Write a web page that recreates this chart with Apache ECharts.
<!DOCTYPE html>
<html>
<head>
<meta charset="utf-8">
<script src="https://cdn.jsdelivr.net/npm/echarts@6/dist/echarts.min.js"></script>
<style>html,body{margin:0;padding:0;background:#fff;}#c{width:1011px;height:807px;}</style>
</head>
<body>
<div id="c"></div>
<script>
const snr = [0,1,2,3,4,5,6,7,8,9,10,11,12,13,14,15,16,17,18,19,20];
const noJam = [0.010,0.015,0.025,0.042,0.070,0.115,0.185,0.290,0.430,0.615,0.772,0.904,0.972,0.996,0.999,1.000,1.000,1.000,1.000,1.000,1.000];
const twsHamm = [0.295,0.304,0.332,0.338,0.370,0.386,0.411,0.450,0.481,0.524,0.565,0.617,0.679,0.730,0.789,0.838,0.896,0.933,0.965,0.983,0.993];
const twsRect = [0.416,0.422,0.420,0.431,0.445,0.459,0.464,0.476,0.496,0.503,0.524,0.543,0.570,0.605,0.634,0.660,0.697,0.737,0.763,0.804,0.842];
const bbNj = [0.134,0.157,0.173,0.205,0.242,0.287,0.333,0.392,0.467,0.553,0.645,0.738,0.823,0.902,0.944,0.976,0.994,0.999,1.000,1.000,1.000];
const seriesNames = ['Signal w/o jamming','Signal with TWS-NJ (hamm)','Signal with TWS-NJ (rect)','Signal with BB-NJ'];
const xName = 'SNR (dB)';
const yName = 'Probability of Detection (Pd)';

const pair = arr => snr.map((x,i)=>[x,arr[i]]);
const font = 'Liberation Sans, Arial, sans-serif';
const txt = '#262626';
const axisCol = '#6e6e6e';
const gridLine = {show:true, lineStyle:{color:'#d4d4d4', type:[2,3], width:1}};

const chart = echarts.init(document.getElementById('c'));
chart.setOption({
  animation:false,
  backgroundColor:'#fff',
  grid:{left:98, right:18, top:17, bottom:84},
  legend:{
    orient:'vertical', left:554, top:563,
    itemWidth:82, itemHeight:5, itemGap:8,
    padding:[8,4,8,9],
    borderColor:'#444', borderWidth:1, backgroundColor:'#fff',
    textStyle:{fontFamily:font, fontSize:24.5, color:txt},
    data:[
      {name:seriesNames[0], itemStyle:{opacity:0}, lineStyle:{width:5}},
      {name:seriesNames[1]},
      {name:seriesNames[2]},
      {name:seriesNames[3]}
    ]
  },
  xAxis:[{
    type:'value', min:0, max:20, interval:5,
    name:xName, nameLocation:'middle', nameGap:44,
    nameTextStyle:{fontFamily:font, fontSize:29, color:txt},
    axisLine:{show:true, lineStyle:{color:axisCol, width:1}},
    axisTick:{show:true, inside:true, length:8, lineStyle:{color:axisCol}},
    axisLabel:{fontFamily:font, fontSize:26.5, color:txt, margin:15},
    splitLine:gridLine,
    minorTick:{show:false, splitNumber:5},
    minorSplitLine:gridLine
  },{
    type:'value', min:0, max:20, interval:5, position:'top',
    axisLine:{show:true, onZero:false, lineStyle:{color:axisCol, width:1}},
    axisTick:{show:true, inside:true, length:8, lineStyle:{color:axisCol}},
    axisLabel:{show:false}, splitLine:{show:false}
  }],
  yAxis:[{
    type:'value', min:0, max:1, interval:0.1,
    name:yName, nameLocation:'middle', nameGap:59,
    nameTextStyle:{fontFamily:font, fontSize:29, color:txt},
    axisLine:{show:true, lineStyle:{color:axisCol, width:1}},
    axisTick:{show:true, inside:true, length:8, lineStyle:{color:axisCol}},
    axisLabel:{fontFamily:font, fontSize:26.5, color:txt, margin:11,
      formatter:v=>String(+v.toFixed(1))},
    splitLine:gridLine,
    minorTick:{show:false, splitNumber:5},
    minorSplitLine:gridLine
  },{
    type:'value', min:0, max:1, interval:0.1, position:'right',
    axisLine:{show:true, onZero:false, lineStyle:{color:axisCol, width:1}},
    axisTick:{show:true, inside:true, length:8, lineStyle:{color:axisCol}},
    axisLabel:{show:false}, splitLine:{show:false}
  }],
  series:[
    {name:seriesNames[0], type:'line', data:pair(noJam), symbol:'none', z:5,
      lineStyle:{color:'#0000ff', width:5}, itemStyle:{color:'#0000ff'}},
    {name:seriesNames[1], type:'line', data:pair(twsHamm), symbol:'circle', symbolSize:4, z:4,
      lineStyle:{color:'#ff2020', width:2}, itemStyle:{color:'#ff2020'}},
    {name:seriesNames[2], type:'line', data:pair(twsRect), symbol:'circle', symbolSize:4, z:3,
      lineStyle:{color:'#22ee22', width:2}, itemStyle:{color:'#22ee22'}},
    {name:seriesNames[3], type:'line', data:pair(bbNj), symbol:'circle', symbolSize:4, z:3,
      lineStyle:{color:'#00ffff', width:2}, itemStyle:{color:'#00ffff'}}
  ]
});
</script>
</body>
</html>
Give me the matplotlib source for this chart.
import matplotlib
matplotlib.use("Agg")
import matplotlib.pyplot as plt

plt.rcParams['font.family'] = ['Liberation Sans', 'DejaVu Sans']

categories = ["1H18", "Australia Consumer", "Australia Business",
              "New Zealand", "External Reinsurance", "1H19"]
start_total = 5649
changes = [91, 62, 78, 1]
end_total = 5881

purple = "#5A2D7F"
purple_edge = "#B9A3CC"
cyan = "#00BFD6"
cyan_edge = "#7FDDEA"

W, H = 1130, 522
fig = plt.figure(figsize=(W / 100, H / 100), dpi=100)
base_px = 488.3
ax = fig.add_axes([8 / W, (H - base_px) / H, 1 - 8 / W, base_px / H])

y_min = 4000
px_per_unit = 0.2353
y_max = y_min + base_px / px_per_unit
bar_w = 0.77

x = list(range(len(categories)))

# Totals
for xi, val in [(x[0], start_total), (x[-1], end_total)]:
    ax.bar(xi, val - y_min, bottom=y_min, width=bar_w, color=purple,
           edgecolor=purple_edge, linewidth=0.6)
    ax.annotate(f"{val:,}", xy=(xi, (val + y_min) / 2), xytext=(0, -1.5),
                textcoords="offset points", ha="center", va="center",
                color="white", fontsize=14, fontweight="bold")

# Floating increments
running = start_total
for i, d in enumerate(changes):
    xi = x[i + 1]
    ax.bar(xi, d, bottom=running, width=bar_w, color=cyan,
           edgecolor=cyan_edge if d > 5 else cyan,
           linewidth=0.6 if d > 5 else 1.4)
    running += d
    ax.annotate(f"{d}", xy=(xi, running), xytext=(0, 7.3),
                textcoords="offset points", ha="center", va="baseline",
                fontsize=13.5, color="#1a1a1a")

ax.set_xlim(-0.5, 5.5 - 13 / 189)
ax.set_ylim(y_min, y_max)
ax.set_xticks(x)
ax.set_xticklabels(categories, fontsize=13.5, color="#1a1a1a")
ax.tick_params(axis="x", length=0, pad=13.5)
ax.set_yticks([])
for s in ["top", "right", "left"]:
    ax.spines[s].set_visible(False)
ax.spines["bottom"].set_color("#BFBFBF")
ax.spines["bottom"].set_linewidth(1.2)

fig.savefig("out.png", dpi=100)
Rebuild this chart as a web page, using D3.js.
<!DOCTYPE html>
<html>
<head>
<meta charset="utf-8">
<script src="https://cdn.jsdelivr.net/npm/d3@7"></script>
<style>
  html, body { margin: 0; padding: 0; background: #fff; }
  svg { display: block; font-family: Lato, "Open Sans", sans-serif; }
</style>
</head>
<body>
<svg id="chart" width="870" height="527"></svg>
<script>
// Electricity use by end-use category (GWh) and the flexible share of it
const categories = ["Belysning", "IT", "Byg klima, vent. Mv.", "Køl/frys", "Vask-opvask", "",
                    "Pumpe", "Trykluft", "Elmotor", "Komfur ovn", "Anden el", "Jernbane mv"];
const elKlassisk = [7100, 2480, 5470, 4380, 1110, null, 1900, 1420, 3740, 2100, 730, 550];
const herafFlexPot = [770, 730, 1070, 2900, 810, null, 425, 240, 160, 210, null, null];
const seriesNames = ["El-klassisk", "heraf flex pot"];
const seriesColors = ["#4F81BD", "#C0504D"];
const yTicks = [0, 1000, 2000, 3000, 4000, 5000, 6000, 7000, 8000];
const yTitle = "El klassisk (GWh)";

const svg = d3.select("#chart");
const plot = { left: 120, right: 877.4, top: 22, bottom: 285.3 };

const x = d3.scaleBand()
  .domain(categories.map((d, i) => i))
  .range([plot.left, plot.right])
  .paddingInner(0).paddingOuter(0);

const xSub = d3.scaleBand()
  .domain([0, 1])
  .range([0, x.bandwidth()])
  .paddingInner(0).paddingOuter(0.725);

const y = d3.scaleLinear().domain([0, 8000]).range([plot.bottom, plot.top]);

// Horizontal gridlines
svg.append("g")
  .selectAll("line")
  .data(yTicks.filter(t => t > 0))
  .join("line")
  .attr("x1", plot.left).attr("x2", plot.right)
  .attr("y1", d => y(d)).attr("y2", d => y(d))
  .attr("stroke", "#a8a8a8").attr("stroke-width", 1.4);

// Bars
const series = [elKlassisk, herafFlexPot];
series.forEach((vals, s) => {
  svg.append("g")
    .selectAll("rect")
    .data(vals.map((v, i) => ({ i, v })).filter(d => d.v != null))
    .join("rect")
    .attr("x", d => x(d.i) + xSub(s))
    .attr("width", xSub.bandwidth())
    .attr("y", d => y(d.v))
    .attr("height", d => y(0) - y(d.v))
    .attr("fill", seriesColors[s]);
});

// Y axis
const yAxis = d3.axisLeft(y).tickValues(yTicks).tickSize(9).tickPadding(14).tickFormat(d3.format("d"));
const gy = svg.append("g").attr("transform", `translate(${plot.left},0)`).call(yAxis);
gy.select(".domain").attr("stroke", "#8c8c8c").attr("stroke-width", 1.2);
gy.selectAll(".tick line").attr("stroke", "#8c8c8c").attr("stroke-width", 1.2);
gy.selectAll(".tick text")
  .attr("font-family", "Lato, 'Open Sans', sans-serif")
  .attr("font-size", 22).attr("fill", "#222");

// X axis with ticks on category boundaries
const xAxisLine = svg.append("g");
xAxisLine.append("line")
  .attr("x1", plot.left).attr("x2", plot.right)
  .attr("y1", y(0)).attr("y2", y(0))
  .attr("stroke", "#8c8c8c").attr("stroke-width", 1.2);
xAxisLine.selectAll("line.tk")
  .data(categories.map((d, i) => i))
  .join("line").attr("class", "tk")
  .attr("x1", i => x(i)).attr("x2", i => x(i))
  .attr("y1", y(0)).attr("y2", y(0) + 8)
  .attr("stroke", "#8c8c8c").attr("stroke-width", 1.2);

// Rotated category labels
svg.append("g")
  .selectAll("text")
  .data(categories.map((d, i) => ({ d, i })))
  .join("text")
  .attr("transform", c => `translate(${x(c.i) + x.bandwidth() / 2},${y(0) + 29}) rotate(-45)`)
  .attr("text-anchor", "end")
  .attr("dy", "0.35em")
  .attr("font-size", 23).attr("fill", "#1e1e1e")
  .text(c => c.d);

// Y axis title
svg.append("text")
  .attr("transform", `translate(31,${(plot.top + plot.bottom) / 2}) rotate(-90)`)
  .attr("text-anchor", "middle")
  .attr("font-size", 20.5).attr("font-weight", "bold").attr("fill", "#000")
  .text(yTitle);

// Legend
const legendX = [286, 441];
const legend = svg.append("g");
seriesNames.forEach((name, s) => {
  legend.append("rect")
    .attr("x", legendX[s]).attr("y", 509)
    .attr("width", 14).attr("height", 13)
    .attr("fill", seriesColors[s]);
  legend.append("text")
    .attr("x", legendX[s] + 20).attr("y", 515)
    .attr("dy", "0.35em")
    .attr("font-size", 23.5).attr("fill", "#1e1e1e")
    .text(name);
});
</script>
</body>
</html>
__________
● **JOB**
Identify and copy the lines holding the word "page".

● **ANSWER TO THE EXERCISE**
Write a web page that recreates this chart with Apache ECharts.
Rebuild this chart as a web page, using D3.js.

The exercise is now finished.